All things scuzzy...
Free Geek Portland, located on 1731 SE 10th Avenue, is a great place to get computer parts that would otherwise be very expensive. Recently we needed a parallel port cable and found one there for only $2. Best Buy would probably have charged closer to $20, if it carried such a thing at all. But lest this blog post become a Yelp review, it must be revealed that stepping into the Portland Free Geek was like walking into a 16th century curiosity cabinet that happened to be about computing.
Take for instance, these hard drives (that tiny thing in the middle is a present-day, internal, 100 GB IDE drive for a desktop). The dude behind the counter said that the one on the right was a 100 MB drive from the early 1980s.

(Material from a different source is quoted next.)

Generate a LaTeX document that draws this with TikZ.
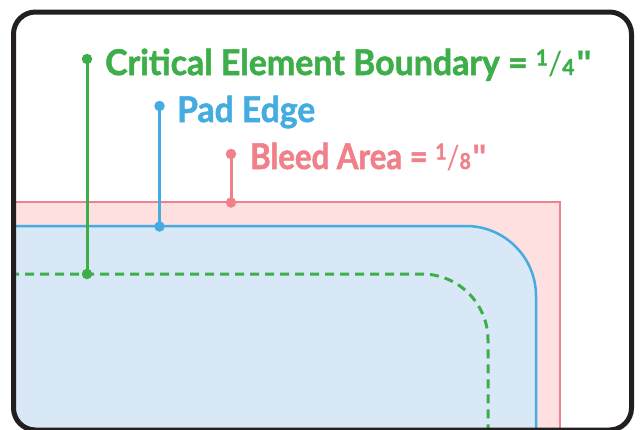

You could store a lot on 100 MB back in those days...
Or the Osborne 1, the first portable computer ever created – back in 1981. Can anyone complain about the size of their screens today? I imagine the early computer enthusiasts were akin to the pioneers on the Oregon Trail, plowing forward despite adverse conditions and lack of tasty foodstuffs.

Ancient Days of Computing
The next display had a Texas Instruments TI-99/4A, from the same era as the Osborne (1981). It didn’t even come with a floppy drive, yet it supported Pascal and even was capable of text-to-speech synthesis (if you’d get the right cartridge. It was also the first 16 bit personal computer, with a processor running at blazing speeds of 3 mHz and 256 bytes of RAM. Despite what we see as heavy limitations today, its users could play games such as TI Invaders (a nearly perfect clone of Space Invaders).
Also you can see the Teddy Ruxpin doll, a surprisingly complex toy for its age. It used special stereo cassettes on which one track would play the bear’s voice, and the other would contain the data for its movements, using a kind of signal known as pulse-position modulation. Luckily, Teddy could recognize his proprietary cassettes from regular ones (because of a hole), otherwise his body would probably go berserk if he’d try to interpret the other channel of that Michael Jackson tape…

TI-99/4A, the first 16 bit PC.
I didn’t photograph the more familiar computers – there was of course a Commodore 64 that made my heart cry out for the days of a blue command prompt screen, an Apple IIE and the first cute little Macintosh. However, there was a lot of creativity taking place on the walls that caught my fancy, and I felt that it needed to be published for posterity.

I bet you didn't think to do this with your AOL disks...



Finally, they had this weird little diorama, “The Land of the Dinosaurs”. I suppose that somebody had to keep up the tradition of Keeping Portland Weird.
Along with the parallel port cable, I also found a Fallout 3 collectible lunch box and the periscope-lens component of an overhead projector (you never know what you’ll end up building with such things). It was a great thing, to be in a store that reeked of a very exclusive kind of nostalgia. Free Geek Portland is a place like no other.